Saida Menebhi (in arabo سعيدة المنبهي?; Marrakech, settembre 1952 – Casablanca, 11 dicembre 1977) è stata un'attivista, sindacalista e poetessa marocchina.
Nata a Marrakech, dopo aver conseguito il baccalauréat, si iscrisse all'Università di Rabat dove studiò letteratura inglese. Militò nell'ambito del sindacalismo studentesco, in ambienti vicini alla Via Democratica, unendosi successivamente al movimento marxista-leninista Ila al-Amam. Dopo aver terminato gli studi, insegnò lingua inglese a Rabat.

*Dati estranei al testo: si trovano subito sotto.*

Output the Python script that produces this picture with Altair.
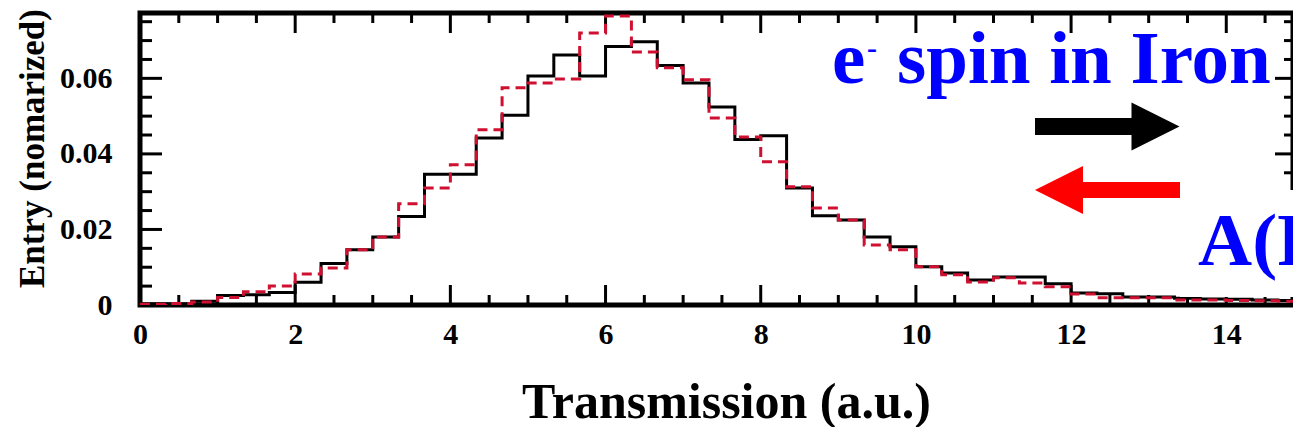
import altair as alt
import pandas as pd

# ---------------- data ----------------
# histogram bins of width 1/3 from 0 to 15 (45 bins, 46 edges)
bin_edges = [i / 3 for i in range(46)]

black_vals = [0.0003, 0.0003, 0.0010, 0.0025, 0.0027, 0.0033, 0.0060, 0.0110, 0.0146, 0.0180,
              0.0234, 0.0346, 0.0346, 0.0442, 0.0502, 0.0606, 0.0662, 0.0606, 0.0684, 0.0697,
              0.0634, 0.0588, 0.0524, 0.0438, 0.0448, 0.0310, 0.0236, 0.0225, 0.0180, 0.0154,
              0.0101, 0.0085, 0.0066, 0.0074, 0.0074, 0.0056, 0.0032, 0.0030, 0.0021, 0.0021,
              0.0018, 0.0016, 0.0015, 0.0013, 0.0012]

red_vals = [0.0002, 0.0004, 0.0008, 0.0020, 0.0035, 0.0050, 0.0082, 0.0098, 0.0146, 0.0180,
            0.0268, 0.0310, 0.0371, 0.0464, 0.0575, 0.0588, 0.0598, 0.0720, 0.0765, 0.0670,
            0.0628, 0.0596, 0.0495, 0.0445, 0.0379, 0.0313, 0.0257, 0.0225, 0.0159, 0.0146,
            0.0101, 0.0080, 0.0061, 0.0072, 0.0058, 0.0048, 0.0029, 0.0019, 0.0019, 0.0019,
            0.0013, 0.0013, 0.0012, 0.0011, 0.0010]

x_major = [0, 2, 4, 6, 8, 10, 12, 14]
x_minor = [0.5, 1, 1.5, 2.5, 3, 3.5, 4.5, 5, 5.5, 6.5, 7, 7.5, 8.5, 9, 9.5,
           10.5, 11, 11.5, 12.5, 13, 13.5, 14.5]
y_major = [0, 0.02, 0.04, 0.06]
y_minor = [0.005, 0.01, 0.015, 0.025, 0.03, 0.035, 0.045, 0.05, 0.055, 0.065, 0.07, 0.075]

x_title = "Transmission (a.u.)"
y_title = "Entry (nomarized)"
label_e = "e"
label_sup = "-"
label_spin = "spin in Iron"
label_a = "A(F"

# ---------------- layout ----------------
W, H = 1153, 292
FONT = "Liberation Serif"
BLUE = "#0000ff"
RED_LINE = "#d01030"
RED_ARROW = "#ff0000"

x_def = alt.X("x:Q", scale=alt.Scale(domain=[0, 14.86], nice=False, zero=False),
              axis=alt.Axis(values=x_major, format="d", title=x_title, labelFlush=False,
                            labelPadding=38, labelBaseline="alphabetic",
                            titleX=586, titleY=112, titleBaseline="alphabetic",
                            titleAlign="center", titleFontSize=50))
y_def = alt.Y("y:Q", scale=alt.Scale(domain=[0, 0.0773], nice=False, zero=True),
              axis=alt.Axis(values=y_major, title=y_title, labelFlush=False,
                            labelExpr="datum.value == 0 ? '0' : format(datum.value, '.2f')",
                            labelPadding=28, titleX=-97, titleY=135, titleAngle=270,
                            titleBaseline="alphabetic", titleAlign="center", titleFontSize=35))

one = pd.DataFrame({"k": [0]})

df_black = pd.DataFrame({"x": bin_edges, "y": black_vals + [black_vals[-1]]})
df_red = pd.DataFrame({"x": bin_edges, "y": red_vals + [red_vals[-1]]})

black_line = alt.Chart(df_black).mark_line(
    interpolate="step-after", color="black", strokeWidth=3, clip=True).encode(x=x_def, y=y_def)
red_line = alt.Chart(df_red).mark_line(
    interpolate="step-after", color=RED_LINE, strokeWidth=3, strokeDash=[10, 6],
    clip=True).encode(x=x_def, y=y_def)


def xticks(vals, length):
    d = pd.DataFrame({"x": vals})
    bottom = alt.Chart(d).mark_rule(color="black", strokeWidth=3).encode(
        x=x_def, y=alt.value(H), y2=alt.value(H - length))
    top = alt.Chart(d).mark_rule(color="black", strokeWidth=3).encode(
        x=x_def, y=alt.value(0), y2=alt.value(length))
    return [bottom, top]


def yticks(vals, length_left, length_right):
    d = pd.DataFrame({"y": vals})
    left = alt.Chart(d).mark_rule(color="black", strokeWidth=3).encode(
        y=y_def, x=alt.value(0), x2=alt.value(length_left))
    right = alt.Chart(d).mark_rule(color="black", strokeWidth=3).encode(
        y=y_def, x=alt.value(W), x2=alt.value(W - length_right))
    return [left, right]


ticks = xticks(x_major, 20) + xticks(x_minor, 10) + yticks(y_major, 22, 18) + yticks(y_minor, 12, 9)

white_box = alt.Chart(one).mark_rect(color="white").encode(
    x=alt.value(1040), x2=alt.value(W + 5), y=alt.value(177), y2=alt.value(284))

black_shaft = alt.Chart(one).mark_rect(color="black").encode(
    x=alt.value(895), x2=alt.value(993), y=alt.value(105), y2=alt.value(122))
black_head = alt.Chart(one).mark_point(
    shape="M -1 -1 L 1 0 L -1 1 Z", filled=True, opacity=1, color="black",
    size=2304, strokeWidth=0).encode(x=alt.value(1015.5), y=alt.value(113.5))

red_shaft = alt.Chart(one).mark_rect(color=RED_ARROW).encode(
    x=alt.value(942), x2=alt.value(1040), y=alt.value(169), y2=alt.value(185))
red_head = alt.Chart(one).mark_point(
    shape="M 1 -1 L -1 0 L 1 1 Z", filled=True, opacity=1, color=RED_ARROW,
    size=2304, strokeWidth=0).encode(x=alt.value(919), y=alt.value(177))


def label(text, x, y, size):
    return alt.Chart(one).mark_text(
        font=FONT, fontWeight="bold", fontSize=size, color=BLUE,
        align="left", baseline="alphabetic").encode(
        x=alt.value(x), y=alt.value(y), text=alt.value(text))


texts = [label(label_e, 692, 70, 75), label(label_sup, 727, 45, 30),
         label(label_spin, 757, 70, 75), label(label_a, 1058, 252, 75)]

chart = alt.layer(
    *ticks, black_line, red_line, white_box,
    black_shaft, black_head, red_shaft, red_head, *texts
).properties(
    width=W, height=H,
    padding={"left": 132, "top": 5, "right": 0, "bottom": 122},
    autosize=alt.AutoSizeParams(type="none"),
).configure_view(
    stroke="black", strokeWidth=5
).configure_axis(
    domain=False, ticks=False, tickSize=0, grid=False,
    labelFont=FONT, labelFontWeight="bold", labelFontSize=30, labelColor="black",
    titleFont=FONT, titleFontWeight="bold", titleColor="black"
)

chart.save("out.html", embed_options={"renderer": "svg", "actions": False})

Con l'intensificarsi della repressione e degli arresti in Marocco nell'ambito degli anni di piombo, Menebhi venne arrestata a Rabat il 16 gennaio 1976, insieme ad altre tre compagne e venne torturata nel centro di detenzione Derb Moulay Cherif di Casablanca.[1][2][3] Venne processata insieme ad altre 138 persone accusate di minare la sicurezza dello Stato. Durante il processo, affermò il suo sostegno all'autodeterminazione del popolo sahrawi e denunciò l'oppressione delle donne marocchine. Venne condannata a cinque anni di carcere, più due per oltraggio al magistrato. Venne detenuta a Casablanca, dove venne posta in isolamento. Mentre gli altri attivisti condannati durante il processo vennero trasferiti a Kenitra, Menebhi e altri tre dei suoi compagni, Abraham Serfaty, Rabea Ftouh e Fatima Oukacha, rimasero a Casablanca.[1][2][4]
In seguito ad uno sciopero della fame di 34 giorni, morì in ospedale l'11 dicembre 1977, all'età di 25 anni.[5]
Nel corso della sua vita, in particolare nel corso della sua detenzione, scrisse numerose poesie per denunciare la repressione politica in Marocco.[6]